== Supplied data ==

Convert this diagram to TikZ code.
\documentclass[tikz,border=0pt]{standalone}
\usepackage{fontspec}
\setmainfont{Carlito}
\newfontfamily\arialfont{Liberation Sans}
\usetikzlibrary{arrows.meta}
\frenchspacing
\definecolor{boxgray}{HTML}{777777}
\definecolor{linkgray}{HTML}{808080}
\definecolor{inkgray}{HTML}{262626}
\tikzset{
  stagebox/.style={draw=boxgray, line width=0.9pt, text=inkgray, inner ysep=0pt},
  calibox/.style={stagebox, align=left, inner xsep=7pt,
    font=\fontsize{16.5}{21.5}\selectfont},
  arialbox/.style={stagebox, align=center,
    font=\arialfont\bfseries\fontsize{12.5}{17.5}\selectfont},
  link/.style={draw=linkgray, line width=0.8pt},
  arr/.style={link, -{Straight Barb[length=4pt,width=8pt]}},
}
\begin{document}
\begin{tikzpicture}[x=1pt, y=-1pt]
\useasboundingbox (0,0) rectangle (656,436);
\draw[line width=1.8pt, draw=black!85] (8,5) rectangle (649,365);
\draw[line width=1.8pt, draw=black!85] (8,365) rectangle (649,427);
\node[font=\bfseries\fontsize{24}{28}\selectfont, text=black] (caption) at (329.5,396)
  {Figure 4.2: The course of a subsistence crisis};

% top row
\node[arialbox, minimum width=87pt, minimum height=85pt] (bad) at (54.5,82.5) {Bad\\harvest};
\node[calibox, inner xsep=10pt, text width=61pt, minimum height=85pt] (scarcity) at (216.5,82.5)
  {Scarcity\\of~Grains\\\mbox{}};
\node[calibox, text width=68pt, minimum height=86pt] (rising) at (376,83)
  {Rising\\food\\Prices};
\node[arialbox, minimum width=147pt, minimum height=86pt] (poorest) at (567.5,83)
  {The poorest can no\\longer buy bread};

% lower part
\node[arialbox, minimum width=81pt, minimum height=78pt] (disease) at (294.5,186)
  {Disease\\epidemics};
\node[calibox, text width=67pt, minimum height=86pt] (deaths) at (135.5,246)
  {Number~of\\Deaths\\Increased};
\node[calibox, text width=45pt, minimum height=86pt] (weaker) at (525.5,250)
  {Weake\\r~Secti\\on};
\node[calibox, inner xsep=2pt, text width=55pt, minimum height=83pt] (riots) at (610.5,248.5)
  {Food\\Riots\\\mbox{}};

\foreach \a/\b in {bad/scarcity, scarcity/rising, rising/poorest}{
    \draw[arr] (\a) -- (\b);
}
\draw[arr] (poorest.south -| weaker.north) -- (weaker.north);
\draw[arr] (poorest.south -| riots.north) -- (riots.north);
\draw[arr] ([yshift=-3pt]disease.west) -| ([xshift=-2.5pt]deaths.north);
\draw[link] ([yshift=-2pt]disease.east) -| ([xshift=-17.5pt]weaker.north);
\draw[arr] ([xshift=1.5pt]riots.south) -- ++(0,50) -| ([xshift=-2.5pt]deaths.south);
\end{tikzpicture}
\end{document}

===

◆ **What needs to be done**:
Restate the listing above word for word.

◆ **Answer**:
Convert this diagram to TikZ code.
\documentclass[tikz,border=0pt]{standalone}
\usepackage{fontspec}
\setmainfont{Carlito}
\newfontfamily\arialfont{Liberation Sans}
\usetikzlibrary{arrows.meta}
\frenchspacing
\definecolor{boxgray}{HTML}{777777}
\definecolor{linkgray}{HTML}{808080}
\definecolor{inkgray}{HTML}{262626}
\tikzset{
  stagebox/.style={draw=boxgray, line width=0.9pt, text=inkgray, inner ysep=0pt},
  calibox/.style={stagebox, align=left, inner xsep=7pt,
    font=\fontsize{16.5}{21.5}\selectfont},
  arialbox/.style={stagebox, align=center,
    font=\arialfont\bfseries\fontsize{12.5}{17.5}\selectfont},
  link/.style={draw=linkgray, line width=0.8pt},
  arr/.style={link, -{Straight Barb[length=4pt,width=8pt]}},
}
\begin{document}
\begin{tikzpicture}[x=1pt, y=-1pt]
\useasboundingbox (0,0) rectangle (656,436);
\draw[line width=1.8pt, draw=black!85] (8,5) rectangle (649,365);
\draw[line width=1.8pt, draw=black!85] (8,365) rectangle (649,427);
\node[font=\bfseries\fontsize{24}{28}\selectfont, text=black] (caption) at (329.5,396)
  {Figure 4.2: The course of a subsistence crisis};

% top row
\node[arialbox, minimum width=87pt, minimum height=85pt] (bad) at (54.5,82.5) {Bad\\harvest};
\node[calibox, inner xsep=10pt, text width=61pt, minimum height=85pt] (scarcity) at (216.5,82.5)
  {Scarcity\\of~Grains\\\mbox{}};
\node[calibox, text width=68pt, minimum height=86pt] (rising) at (376,83)
  {Rising\\food\\Prices};
\node[arialbox, minimum width=147pt, minimum height=86pt] (poorest) at (567.5,83)
  {The poorest can no\\longer buy bread};

% lower part
\node[arialbox, minimum width=81pt, minimum height=78pt] (disease) at (294.5,186)
  {Disease\\epidemics};
\node[calibox, text width=67pt, minimum height=86pt] (deaths) at (135.5,246)
  {Number~of\\Deaths\\Increased};
\node[calibox, text width=45pt, minimum height=86pt] (weaker) at (525.5,250)
  {Weake\\r~Secti\\on};
\node[calibox, inner xsep=2pt, text width=55pt, minimum height=83pt] (riots) at (610.5,248.5)
  {Food\\Riots\\\mbox{}};

\foreach \a/\b in {bad/scarcity, scarcity/rising, rising/poorest}{
    \draw[arr] (\a) -- (\b);
}
\draw[arr] (poorest.south -| weaker.north) -- (weaker.north);
\draw[arr] (poorest.south -| riots.north) -- (riots.north);
\draw[arr] ([yshift=-3pt]disease.west) -| ([xshift=-2.5pt]deaths.north);
\draw[link] ([yshift=-2pt]disease.east) -| ([xshift=-17.5pt]weaker.north);
\draw[arr] ([xshift=1.5pt]riots.south) -- ++(0,50) -| ([xshift=-2.5pt]deaths.south);
\end{tikzpicture}
\end{document}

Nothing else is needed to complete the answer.